LOUISVILLE, KY (WAVE) – As temperatures drop back into the 20s, homeless shelters across Louisville are starting Operation White Flag. Anytime the wind chill gets below 35 degrees, shelters open up their doors to allow everyone in. John Ritchie is homeless, but Sunday night he found a bed at St. Vincent de Paul. “When it gets down cold enough, it could be life or death,” Ritchie said.
“It’s important because it saves lives,” Linda Romine, St. Vincent de Paul’s communications director, said. “White Flag was instituted by theCoalition for the Homeless to prevent homeless people from sleeping on the streets and freezing to death.”
About 30 shelters across the city take part in the program. St.
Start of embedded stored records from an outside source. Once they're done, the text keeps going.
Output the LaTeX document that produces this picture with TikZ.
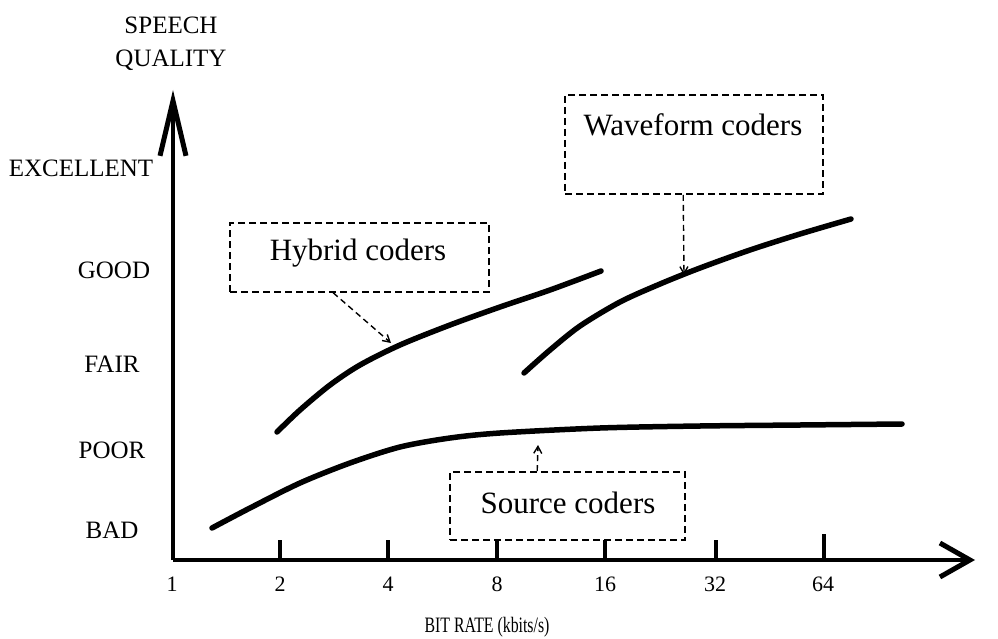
\documentclass[tikz,border=0pt]{standalone}
\usepackage{fontspec}
\setmainfont{Liberation Serif}
\usetikzlibrary{arrows.meta}
\tikzset{
  axis/.style={line width=4.5pt},
  curve/.style={line width=5.5pt, line cap=round, smooth},
  dbox/.style={draw, dashed, line width=1.6pt, dash pattern=on 7pt off 4pt, inner sep=0pt},
  ptr/.style={dashed, line width=1.4pt, dash pattern=on 6pt off 4pt, -{Straight Barb[length=7pt,width=8pt,line width=1.4pt]}},
  ylab/.style={font=\fontsize{25}{27}\selectfont},
  xlab/.style={font=\fontsize{22}{24}\selectfont},
  boxtxt/.style={font=\fontsize{31}{33}\selectfont},
  tick/.style={line width=4pt}
}
\begin{document}
\begin{tikzpicture}[x=1pt,y=-1pt]
\useasboundingbox (0,0) rectangle (998,639);
% axes
\coordinate (O) at (173,560);
\coordinate (Ytop) at (173,90);
\coordinate (Xend) at (975,560);
\draw[axis, -{Straight Barb[length=55pt,width=26pt,line width=5pt]}] (O) -- (Ytop);
\draw[axis, -{Straight Barb[length=30pt,width=34pt,line width=5pt]}] (O) -- (Xend);
% ticks
\foreach \x/\h in {280/20,388/20,497/20,605/20,716/20,824/26}{
  \draw[tick] (\x,560) -- (\x,560-\h);
}
% x labels
\foreach \x/\t in {172/1,280/2,388/4,497/8,605/16,715/32,823/64}{
  \node[xlab] (xl\t) at (\x,584) {\t};
}
\node[xlab] (xtitle) at (487,627) {\scalebox{0.72}[1]{BIT RATE (kbits/s)}};
% y labels
\node[ylab] (sp) at (171,25) {SPEECH};
\node[ylab] (qu) at (171,60) {QUALITY};
\node[ylab] (exc) at (81,168) {EXCELLENT};
\node[ylab] (good) at (114,270) {GOOD};
\node[ylab] (fair) at (112,364) {FAIR};
\node[ylab] (poor) at (112,450) {POOR};
\node[ylab] (bad) at (112,530) {BAD};
% curves
\draw[curve] plot coordinates {(212,528) (250,508) (300,483) (350,463) (400,447) (450,438) (500,433) (600,428) (700,426) (800,425) (902,424)};
\draw[curve] plot coordinates {(277,432) (300,410) (330,385) (360,365) (400,345) (450,325) (500,307) (550,290) (601,271)};
\draw[curve] plot coordinates {(524,373) (550,350) (580,326) (620,302) (660,284) (700,268) (750,250) (800,234) (851,219)};
% boxes
\node[dbox, minimum width=259pt, minimum height=69pt] (hbox) at (359.5,257.5) {};
\node[boxtxt] (htxt) at (358,253) {Hybrid coders};
\node[dbox, minimum width=258pt, minimum height=99pt] (wbox) at (694,144.5) {};
\node[boxtxt] (wtxt) at (693,125) {Waveform coders};
\node[dbox, minimum width=235pt, minimum height=68pt] (sbox) at (567.5,506) {};
\node[boxtxt] (stxt) at (568,503) {Source coders};
% pointers
\coordinate (hpt) at (391,343);
\coordinate (wpt) at (684,275);
\coordinate (spt) at (538,445);
\draw[ptr] (hbox.south west) ++(104,0) -- (hpt);
\draw[ptr] (wbox.south west) ++(119,0) -- (wpt);
\draw[ptr] (sbox.north west) ++(88,0) -- (spt);
\end{tikzpicture}
\end{document}
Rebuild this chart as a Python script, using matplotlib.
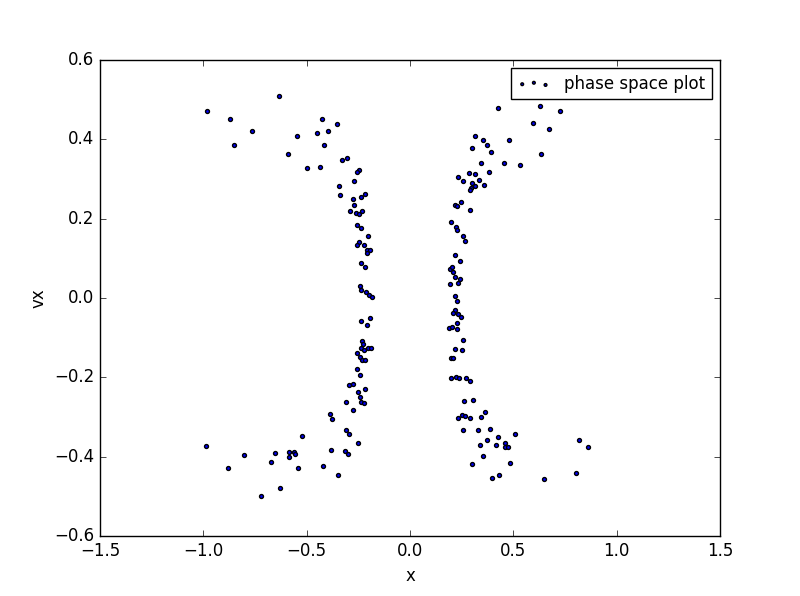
import numpy as np
import matplotlib
matplotlib.use('Agg')
import matplotlib.pyplot as plt

plt.style.use('classic')

# left branch
x_left = [-0.634, -0.981, -0.871, -0.763, -0.853, -0.427, -0.352, -0.451, -0.398, -0.548,
          -0.418, -0.592, -0.330, -0.305, -0.500, -0.435, -0.245, -0.255, -0.272, -0.342,
          -0.339, -0.216, -0.236, -0.274, -0.269, -0.290, -0.263, -0.245, -0.234, -0.255,
          -0.236, -0.202, -0.245, -0.255, -0.223, -0.210, -0.192, -0.208, -0.239, -0.216,
          -0.242, -0.236, -0.213, -0.198, -0.182, -0.194, -0.236, -0.210, -0.231, -0.227,
          -0.237, -0.205, -0.190, -0.224, -0.255, -0.242, -0.231, -0.218, -0.255, -0.240,
          -0.294, -0.274, -0.216, -0.250, -0.240, -0.237, -0.221, -0.308, -0.274, -0.386,
          -0.376, -0.308, -0.294, -0.250, -0.521, -0.989, -0.805, -0.655, -0.587, -0.560,
          -0.555, -0.587, -0.674, -0.381, -0.316, -0.298, -0.882, -0.543, -0.423, -0.347,
          -0.631, -0.723]
vx_left = [0.509, 0.471, 0.451, 0.421, 0.385, 0.451, 0.438, 0.416, 0.421, 0.408,
           0.385, 0.363, 0.348, 0.353, 0.328, 0.330, 0.323, 0.317, 0.295, 0.281,
           0.260, 0.262, 0.253, 0.250, 0.234, 0.218, 0.215, 0.212, 0.220, 0.184,
           0.177, 0.156, 0.142, 0.134, 0.134, 0.122, 0.122, 0.114, 0.087, 0.078,
           0.031, 0.021, 0.014, 0.008, 0.003, -0.050, -0.057, -0.067, -0.109, -0.117,
           -0.125, -0.125, -0.125, -0.130, -0.138, -0.148, -0.155, -0.155, -0.178, -0.193,
           -0.218, -0.216, -0.228, -0.236, -0.250, -0.261, -0.264, -0.261, -0.281, -0.291,
           -0.305, -0.332, -0.342, -0.364, -0.347, -0.372, -0.395, -0.390, -0.387, -0.387,
           -0.392, -0.400, -0.412, -0.382, -0.384, -0.392, -0.427, -0.427, -0.422, -0.445,
           -0.477, -0.498]

# right branch
x_right = [0.426, 0.631, 0.726, 0.595, 0.671, 0.316, 0.355, 0.481, 0.302, 0.373,
           0.393, 0.632, 0.344, 0.456, 0.531, 0.381, 0.287, 0.316, 0.234, 0.258,
           0.335, 0.302, 0.316, 0.360, 0.297, 0.292, 0.248, 0.219, 0.229, 0.292,
           0.200, 0.224, 0.229, 0.258, 0.265, 0.219, 0.243, 0.194, 0.205, 0.210,
           0.219, 0.243, 0.234, 0.195, 0.219, 0.229, 0.219, 0.210, 0.231, 0.245,
           0.226, 0.190, 0.205, 0.229, 0.255, 0.219, 0.253, 0.200, 0.210, 0.200,
           0.224, 0.239, 0.272, 0.292, 0.263, 0.306, 0.364, 0.253, 0.268, 0.234,
           0.292, 0.345, 0.258, 0.327, 0.389, 0.427, 0.508, 0.371, 0.340, 0.418,
           0.460, 0.460, 0.474, 0.352, 0.302, 0.484, 0.432, 0.398, 0.647, 0.816,
           0.860, 0.805]
vx_right = [0.478, 0.483, 0.471, 0.441, 0.426, 0.408, 0.398, 0.398, 0.378, 0.385,
            0.368, 0.363, 0.340, 0.340, 0.335, 0.317, 0.315, 0.312, 0.305, 0.295,
            0.297, 0.290, 0.282, 0.285, 0.277, 0.272, 0.242, 0.234, 0.231, 0.222,
            0.192, 0.179, 0.172, 0.156, 0.144, 0.109, 0.094, 0.073, 0.077, 0.066,
            0.053, 0.047, 0.038, 0.036, 0.006, -0.007, -0.031, -0.037, -0.040, -0.047,
            -0.062, -0.075, -0.072, -0.078, -0.105, -0.128, -0.130, -0.150, -0.150, -0.201,
            -0.198, -0.201, -0.201, -0.208, -0.259, -0.256, -0.286, -0.294, -0.296, -0.303,
            -0.301, -0.299, -0.332, -0.332, -0.329, -0.349, -0.342, -0.357, -0.369, -0.369,
            -0.364, -0.374, -0.374, -0.397, -0.417, -0.415, -0.445, -0.452, -0.455, -0.357,
            -0.374, -0.440]

x = np.array(x_left + x_right)
vx = np.array(vx_left + vx_right)

fig = plt.figure(figsize=(8, 5.96), dpi=100)
ax = fig.add_subplot(111)
ax.scatter(x, vx, s=8, c='b', edgecolors='k', label='phase space plot')

ax.set_xlim(-1.5, 1.5)
ax.set_ylim(-0.6, 0.6)
ax.set_xlabel('x')
ax.set_ylabel('vx')
ax.legend(loc='upper right', fontsize=12, markerscale=0.7)

plt.savefig('out.png', dpi=100)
Vincent de Paul brings in an extra 40 mattresses for such nights.
“They come in, they want a warm bed; a warm place to sleep,” Romine said. “They’ve been out in the cold for a long time.”
The Louisville Homeless Coalition says there are more homeless people than shelter beds, meaning many times shelters have to turn people away when White Flag isn’t in effect.
“We’ve made some great strides in reducing homelessness but there are still too many people on the street,” Romine said.
The shelter says a new system of people calling ahead to reserve a bed has helped. That way the coalition can tell homeless people which shelters still have mattresses and which ones don’t.
“We are doing a better job, I think, in coordinating with other shelters to try to systematically approach the problem of homelessness,” Romine said.
“If it wasn’t for these places, there’d be a lot more death, people freezing to death or breaking in, sleeping in abandoned buildings,” Ritchie said. “I’m grateful for a place like this.”